The first dynamic is loss aversion: the tendency to feel the pain of a wrong decision more acutely than the satisfaction of a right one. In a showroom context, a buyer standing in front of a discounted sectional isn't running a pure cost-benefit calculation. They're imagining what it would feel like to bring that piece home and have it be wrong — the wrong scale, the wrong color in different light, the wrong feel after a month. That imagined regret weighs disproportionately against the savings sitting right in front of them.

The second is comparison paralysis. High-ticket home purchases require buyers to evaluate multiple variables at once: dimensions, material, durability, color, price, delivery logistics, and whether something better exists somewhere else. The more variables in play, the harder it becomes to feel confident — and confidence is what converts browsers into buyers.

Third is decision fatigue. Most serious buyers arrive at a showroom after already visiting two or three other stores. By the time they encounter the right piece, their cognitive reserves are depleted. Fatigue doesn't just slow down decision-making — it actively biases people toward avoidance. "Let me think about it" is often not a strategy. It's exhaustion defaulting to delay.

None of these forces are irrational in general life. They become costly specifically in clearance and outlet environments, where the inventory model they're being applied to doesn't support a second visit.

Why Waiting Feels Safe — But Isn't

Here's the asymmetry that drives most missed deals: the consequences of acting are visible and personal, while the consequences of waiting are invisible and abstract.

If you buy the sectional and it turns out to be slightly too large, you live with it every day. It's a tangible reminder of a decision that didn't land perfectly.

If you don't buy it and it sells — nothing happens. You go home. The opportunity cost is real, but it's silent. You never have to confront the $1,050 you left on the floor.

This asymmetry is why delay feels like the responsible choice. But in a clearance environment, delay isn't caution — it's abdication. The deal didn't wait for you to be ready. It left without you.

The fundamental misapplication is this: hesitation is a useful tool when inventory is replenishable and prices are stable. It becomes a liability when the item is a one-unit event priced to move.

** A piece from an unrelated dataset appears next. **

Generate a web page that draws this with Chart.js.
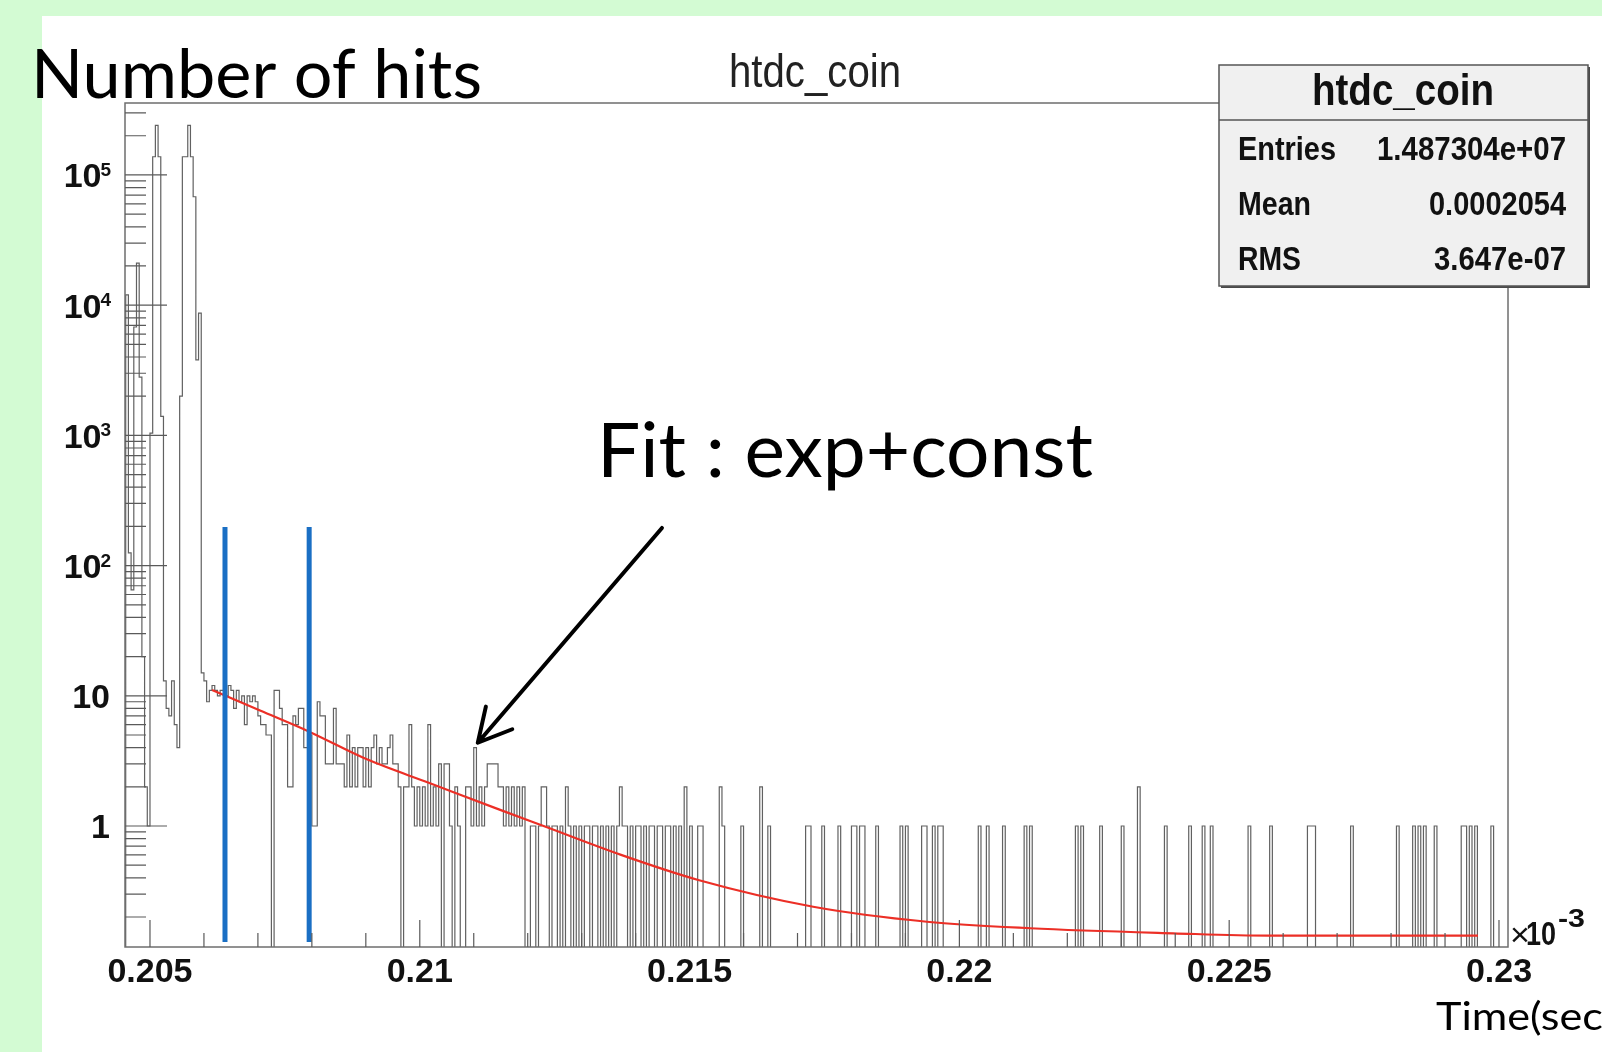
<!DOCTYPE html>
<html>
<head>
<meta charset="utf-8">
<script src="https://cdn.jsdelivr.net/npm/chart.js@4.4.1/dist/chart.umd.min.js"></script>
<style>
  html, body { margin: 0; padding: 0; background: #fff; }
  canvas { display: block; }
</style>
</head>
<body>
<canvas id="chart" width="1602" height="1052"></canvas>
<script>
// htdc_coin : hits per TDC bin (time axis in units of 1e-3 s)
const binStart = 0.20455;
const binWidth = 0.00005;
const hitCounts = [
  12000, 125, 65, 6800, 21000, 2800, 20, 2, 1, 1040,
  138000, 240000, 138000, 1400, 13, 8, 7, 13, 6, 4,
  2000, 138000, 138000, 240000, 138000, 68000, 3800, 8700, 15, 13,
  9, 11, 12, 11, 10, 11, 11, 10, 12, 11,
  8, 11, 9, 10, 6, 10, 9, 10, 9, 7,
  6, 6, 5, 5, 0, 11, 11, 8, 6, 6,
  2, 2, 7, 6, 8, 8, 4, 4, 5, 1,
  1, 9, 7, 7, 3, 3, 3, 8, 3, 3,
  3, 2, 5, 2, 4, 2, 4, 4, 2, 4,
  2, 4, 5, 3, 4, 3, 3, 4, 5, 3,
  3, 2, 0, 2, 2, 6, 2, 1, 2, 1,
  2, 1, 6, 1, 2, 1, 3, 0, 3, 3,
  1, 0, 2, 1, 0, 0, 2, 2, 1, 4,
  1, 2, 1, 2, 3, 3, 3, 3, 2, 2,
  1, 2, 1, 2, 1, 2, 1, 2, 0, 0,
  1, 1, 0, 1, 2, 2, 1, 0, 1, 1,
  0, 1, 0, 2, 1, 0, 1, 0, 1, 0,
  1, 1, 0, 1, 1, 0, 1, 0, 1, 0,
  1, 0, 1, 2, 1, 1, 0, 1, 0, 1,
  1, 0, 1, 0, 1, 1, 0, 1, 1, 0,
  1, 1, 0, 1, 0, 1, 0, 2, 0, 1,
  0, 0, 1, 1, 0, 0, 0, 0, 0, 0,
  2, 1, 0, 0, 0, 0, 0, 0, 1, 0,
  0, 0, 0, 0, 0, 2, 0, 0, 1, 0,
  0, 0, 0, 0, 0, 0, 0, 0, 0, 0,
  0, 0, 1, 1, 0, 0, 0, 0, 1, 0,
  0, 0, 0, 0, 1, 0, 0, 0, 0, 1,
  1, 0, 1, 1, 0, 0, 0, 0, 1, 0,
  0, 0, 0, 0, 0, 0, 0, 1, 0, 1,
  0, 0, 0, 0, 0, 1, 1, 0, 0, 1,
  0, 1, 1, 0, 0, 0, 0, 0, 0, 0,
  0, 0, 0, 0, 0, 0, 1, 0, 0, 1,
  0, 0, 0, 0, 0, 1, 0, 0, 0, 0,
  0, 0, 0, 1, 0, 1, 0, 0, 0, 0,
  0, 0, 0, 0, 0, 0, 0, 0, 0, 0,
  0, 0, 1, 0, 1, 0, 0, 0, 0, 0,
  0, 1, 0, 0, 0, 0, 0, 0, 0, 1,
  0, 0, 0, 0, 0, 2, 0, 0, 0, 0,
  0, 0, 0, 0, 0, 1, 0, 0, 0, 0,
  0, 0, 0, 0, 1, 0, 0, 0, 0, 1,
  0, 0, 1, 0, 0, 0, 0, 0, 0, 0,
  0, 0, 0, 0, 0, 0, 1, 0, 0, 0,
  0, 0, 0, 0, 1, 0, 0, 0, 0, 0,
  0, 0, 0, 0, 0, 0, 0, 0, 1, 1,
  1, 0, 0, 0, 0, 0, 0, 0, 0, 0,
  0, 0, 0, 0, 1, 0, 0, 0, 0, 0,
  0, 0, 0, 0, 0, 0, 0, 0, 0, 0,
  0, 1, 0, 0, 0, 0, 0, 1, 0, 1,
  0, 1, 0, 0, 0, 1, 0, 0, 0, 0,
  0, 0, 0, 0, 0, 1, 1, 0, 1, 0,
  1, 0, 0, 0, 0, 0, 1, 0, 0, 0,
  0, 0
];

// exp + const fit
const fitTime = [0.20615, 0.20704, 0.20795, 0.20902, 0.21019, 0.21149, 0.21232, 0.21373,
                 0.21516, 0.21729, 0.21940, 0.22131, 0.22396, 0.22574, 0.22961];
const fitHits = [11.1, 7.7, 5.3, 3.25, 2.13, 1.33, 0.99, 0.60,
                 0.385, 0.24, 0.184, 0.164, 0.150, 0.144, 0.144];

// blue cut markers
const cutTimes = [0.20639, 0.20795];
const cutRange = [0.1285, 198];

const xTickValues = [0.205, 0.21, 0.215, 0.22, 0.225, 0.23];
const xTickLabels = ['0.205', '0.21', '0.215', '0.22', '0.225', '0.23'];
const yTickValues = [1, 10, 100, 1000, 10000, 100000];
const yTickLabels = ['1', '10', '10', '10', '10', '10'];
const yTickExponents = ['', '', '2', '3', '4', '5'];

const xRange = [0.204537, 0.230167];
const yRange = [0.1177, 357000];

// arrow of the annotation, in axis units
const arrowFrom = { x: 0.214488, y: 194.5 };
const arrowTo = { x: 0.211075, y: 4.36 };

const ROOT_FONT = "'Liberation Sans', Arial, Helvetica, sans-serif";
const SLIDE_FONT = "Lato, 'Open Sans', sans-serif";
const LABEL_FONT = { family: ROOT_FONT, size: 34, weight: 'bold' };
const EXP_GAP = '\u2005'; // room kept after "10" for the exponent
const EMPTY = 1e-4; // empty bins drop below the frame, as ROOT draws them

// step outline: one point per bin left edge, plus closing edges
const histPoints = [{ x: binStart, y: EMPTY }];
hitCounts.forEach(function (n, i) {
  histPoints.push({ x: binStart + i * binWidth, y: n > 0 ? n : EMPTY });
});
histPoints.push({ x: binStart + hitCounts.length * binWidth, y: EMPTY });

const fitPoints = fitTime.map(function (t, i) { return { x: t, y: fitHits[i] }; });

const cutSets = cutTimes.map(function (t) {
  return {
    data: [{ x: t, y: cutRange[0] }, { x: t, y: cutRange[1] }],
    borderColor: '#1a6fc4',
    borderWidth: 5,
    pointRadius: 0,
    clip: 0,
    order: 1
  };
});

function squeezeText(c, text, x, y, font, width, align, measureAs) {
  c.save();
  c.font = font;
  const w = c.measureText(measureAs || text).width;
  c.translate(x, y);
  c.scale(width / w, 1);
  c.textAlign = align || 'left';
  c.textBaseline = 'alphabetic';
  c.fillText(text, 0, 0);
  c.restore();
}

const rootLook = {
  id: 'rootLook',
  beforeDraw: function (chart) {
    const c = chart.ctx;
    c.save();
    c.fillStyle = '#d3fbd3';
    c.fillRect(0, 0, chart.width, chart.height);
    c.fillStyle = '#ffffff';
    c.fillRect(42, 16, chart.width - 42, chart.height - 16);
    c.restore();
  },
  afterDraw: function (chart) {
    const c = chart.ctx;
    const a = chart.chartArea;
    const xs = chart.scales.x;
    const ys = chart.scales.y;

    c.save();
    // frame
    c.strokeStyle = '#6e6e6e';
    c.lineWidth = 1.5;
    c.strokeRect(a.left, a.top, a.right - a.left, a.bottom - a.top);

    // ticks drawn inside the frame, ROOT style
    c.lineWidth = 1.2;
    c.strokeStyle = '#5a5a5a';
    c.beginPath();
    for (let i = 0; i <= 25; i++) {
      const px = xs.getPixelForValue(0.205 + i * 0.001);
      const len = i % 5 === 0 ? 27 : 14;
      c.moveTo(px, a.bottom);
      c.lineTo(px, a.bottom - len);
    }
    for (let e = -1; e <= 5; e++) {
      for (let m = 1; m <= 9; m++) {
        const v = m * Math.pow(10, e);
        if (v < ys.min || v > ys.max) continue;
        const py = ys.getPixelForValue(v);
        c.moveTo(a.left, py);
        c.lineTo(a.left + (m === 1 ? 42 : 21), py);
      }
    }
    c.stroke();

    // exponents of the y labels, in the gap left after "10"
    c.fillStyle = '#111';
    c.font = 'bold ' + LABEL_FONT.size + 'px ' + ROOT_FONT;
    const gap = c.measureText(EXP_GAP).width;
    c.font = 'bold 19px ' + ROOT_FONT;
    c.textAlign = 'left';
    c.textBaseline = 'alphabetic';
    yTickValues.forEach(function (v, i) {
      if (!yTickExponents[i]) return;
      const py = ys.getPixelForValue(v) + 3;
      c.fillText(yTickExponents[i], a.left - 15 - gap - 1, py - 2);
    });

    // x10^-3 exponent
    c.font = '34px ' + ROOT_FONT;
    c.fillText('×', 1510, 946);
    squeezeText(c, '10', 1526, 945, 'bold 33px ' + ROOT_FONT, 30);
    squeezeText(c, '-3', 1558, 927, 'bold 25px ' + ROOT_FONT, 27);

    // histogram title
    c.fillStyle = '#222';
    squeezeText(c, 'htdc_coin', 815, 87, '46px ' + ROOT_FONT, 172, 'center');

    // stats box
    const bx = 1219, by = 65, bw = 369, bh = 221;
    c.fillStyle = '#4a4a4a';
    c.fillRect(bx + 2, by + 2, bw, bh);
    c.fillStyle = '#f0f0f0';
    c.fillRect(bx, by, bw, bh);
    c.strokeStyle = '#555';
    c.lineWidth = 1.5;
    c.strokeRect(bx, by, bw, bh);
    c.beginPath();
    c.moveTo(bx, 120);
    c.lineTo(bx + bw, 120);
    c.stroke();
    c.fillStyle = '#111';
    squeezeText(c, 'htdc_coin', 1403, 105, 'bold 44px ' + ROOT_FONT, 182, 'center');
    const rows = [['Entries', '1.487304e+07', 98, 189], ['Mean', '0.0002054', 73, 137], ['RMS', '3.647e-07', 63, 132]];
    rows.forEach(function (r, i) {
      const base = 160 + i * 55;
      squeezeText(c, r[0], 1238, base, 'bold 33px ' + ROOT_FONT, r[2], 'left');
      squeezeText(c, r[1], 1566, base, 'bold 33px ' + ROOT_FONT, r[3], 'right');
    });

    // slide annotations
    c.fillStyle = '#000';
    squeezeText(c, 'Number of hits', 31, 98, '67px ' + SLIDE_FONT, 451, 'left');
    squeezeText(c, 'Fit : exp+const', 597, 477, '76px ' + SLIDE_FONT, 496, 'left');
    squeezeText(c, 'Time(sec)', 1436, 1030, '39px ' + SLIDE_FONT, 167, 'left', 'Time(sec');

    // arrow
    const x0 = xs.getPixelForValue(arrowFrom.x), y0 = ys.getPixelForValue(arrowFrom.y);
    const x1 = xs.getPixelForValue(arrowTo.x), y1 = ys.getPixelForValue(arrowTo.y);
    const ang = Math.atan2(y0 - y1, x0 - x1);
    const head = 37, spread = 28 * Math.PI / 180;
    c.strokeStyle = '#000';
    c.lineWidth = 4;
    c.lineCap = 'round';
    c.lineJoin = 'round';
    c.beginPath();
    c.moveTo(x0, y0);
    c.lineTo(x1, y1);
    c.moveTo(x1 + head * Math.cos(ang - spread), y1 + head * Math.sin(ang - spread));
    c.lineTo(x1, y1);
    c.lineTo(x1 + head * Math.cos(ang + spread), y1 + head * Math.sin(ang + spread));
    c.stroke();
    c.restore();
  }
};

new Chart(document.getElementById('chart').getContext('2d'), {
  type: 'line',
  data: {
    datasets: [
      {
        data: histPoints,
        stepped: 'before',
        borderColor: '#616161',
        borderWidth: 1.2,
        pointRadius: 0,
        clip: 0,
        order: 3
      },
      {
        data: fitPoints,
        borderColor: '#ec2f26',
        borderWidth: 2.2,
        pointRadius: 0,
        cubicInterpolationMode: 'monotone',
        clip: 0,
        order: 2
      }
    ].concat(cutSets)
  },
  options: {
    responsive: false,
    animation: false,
    layout: { padding: { top: 103, right: 94, left: 0, bottom: 0 } },
    plugins: {
      legend: { display: false },
      tooltip: { enabled: false },
      title: { display: false }
    },
    scales: {
      x: {
        type: 'linear',
        min: xRange[0],
        max: xRange[1],
        afterBuildTicks: function (scale) {
          scale.ticks = xTickValues.map(function (v) { return { value: v }; });
        },
        afterFit: function (scale) { scale.height = 105; },
        grid: { display: false, drawTicks: false },
        border: { display: false },
        ticks: {
          autoSkip: false,
          maxRotation: 0,
          padding: 5,
          color: '#111',
          font: LABEL_FONT,
          callback: function (v) { return xTickLabels[xTickValues.indexOf(v)]; }
        }
      },
      y: {
        type: 'logarithmic',
        min: yRange[0],
        max: yRange[1],
        afterBuildTicks: function (scale) {
          scale.ticks = yTickValues.map(function (v) { return { value: v }; });
        },
        afterFit: function (scale) { scale.width = 125; },
        grid: { display: false, drawTicks: false },
        border: { display: false },
        ticks: {
          autoSkip: false,
          padding: 15,
          labelOffset: 3,
          color: '#111',
          font: LABEL_FONT,
          callback: function (v) {
            const i = yTickValues.indexOf(v);
            return yTickLabels[i] + (yTickExponents[i] ? EXP_GAP : '');
          }
        }
      }
    }
  },
  plugins: [rootLook]
});
</script>
</body>
</html>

What Smart Buyers Do Differently

Buyers who consistently capture clearance and outlet deals don't have better instincts. They have better preparation. The decision-making work happens before they walk in — not while they're standing on the floor— the same mindset we’ve outlined in An Educated Buyer Is a Better Buyer.

Practically, this means:

  • Knowing their room dimensions before visiting any store — as outlined in How to Measure Before Buying Furniture, so a measurement is a confirmation, not a new variable.
  • Understanding their style range — not a single exact vision, but a clear sense of what "works" so they can recognize it quickly.
  • Setting a firm budget ceiling for the category they're shopping, so a price doesn't require re-evaluation from scratch.
  • Recognizing the signals of a genuine clearance unit — floor tags, model discontinuations, last-unit notes — so they can assess without delay.

When a prepared buyer encounters the right piece at the right price, they aren't starting a decision process. They're finishing one. The mental work was done ahead of time. The floor is just the moment of execution.

This isn’t about moving fast for the sake of it.
It’s about removing uncertainty before the moment arrives — so when it does, you’re not deciding, you’re confirming.

This Applies Across Categories

Once you see it in one category, you start seeing it everywhere.

This behavior isn't specific to furniture. It shows up in every category where inventory is physical, space is limited, and product cycles move faster than most buyers realize.

  • Furniture: Floor samples and misfit pieces don't get replenished. Once they're gone, they're gone. Waiting usually means losing the exact configuration you liked.
  • Appliances: Display units and discontinued models carry installation considerations, but the real constraint is availability. When a model turns, the remaining units are the last ones.
  • Fitness equipment: Treadmills, racks, and bikes often sit as floor models for months. When they're marked down, it's not because they're inferior — it's because the store needs the space.
  • Mattresses: Comfort is hard to evaluate quickly, which slows decisions. But floor samples don't wait for certainty. The discount reflects urgency, not quality.
  • Lighting and flooring: Partial inventory, discontinued lines, and showroom pieces exist in small quantities. They don't show up online, and they don't stay available long.

Across every category, the pattern is the same: these are not stocked items. They are moments.

A Note on Timing

The single most consistent advantage a clearance buyer can have is knowing what's available before it's been on the floor for three days. Most items at genuine clearance prices don't sit long enough for word to spread — they sell to whoever happened to be in the store, or whoever was paying attention.

FLRPL exists to solve that timing problem. The platform surfaces floor samples, overstock, and outlet inventory from local retailers in real time, so buyers can see the opportunity before it disappears — not after it's already tagged sold. That's not a marketplace feature. It's a structural timing advantage in a category where timing is the entire game.

The most common mistake clearance buyers make isn't acting on bad information. It's applying the deliberation logic of replenishable retail to an environment where inventory is singular, priced to reflect that, and moving continuously.

The buyer who lost the sectional didn’t make a bad decision.
They made no decision — and in this environment, that’s the same thing.

Deals are moments, not inventory. Waiting is often the real mistake. Prepared buyers — the ones who arrive with dimensions measured, budgets set, and criteria clear — don't win because they're lucky. They win because when the moment appears, they're already done deciding.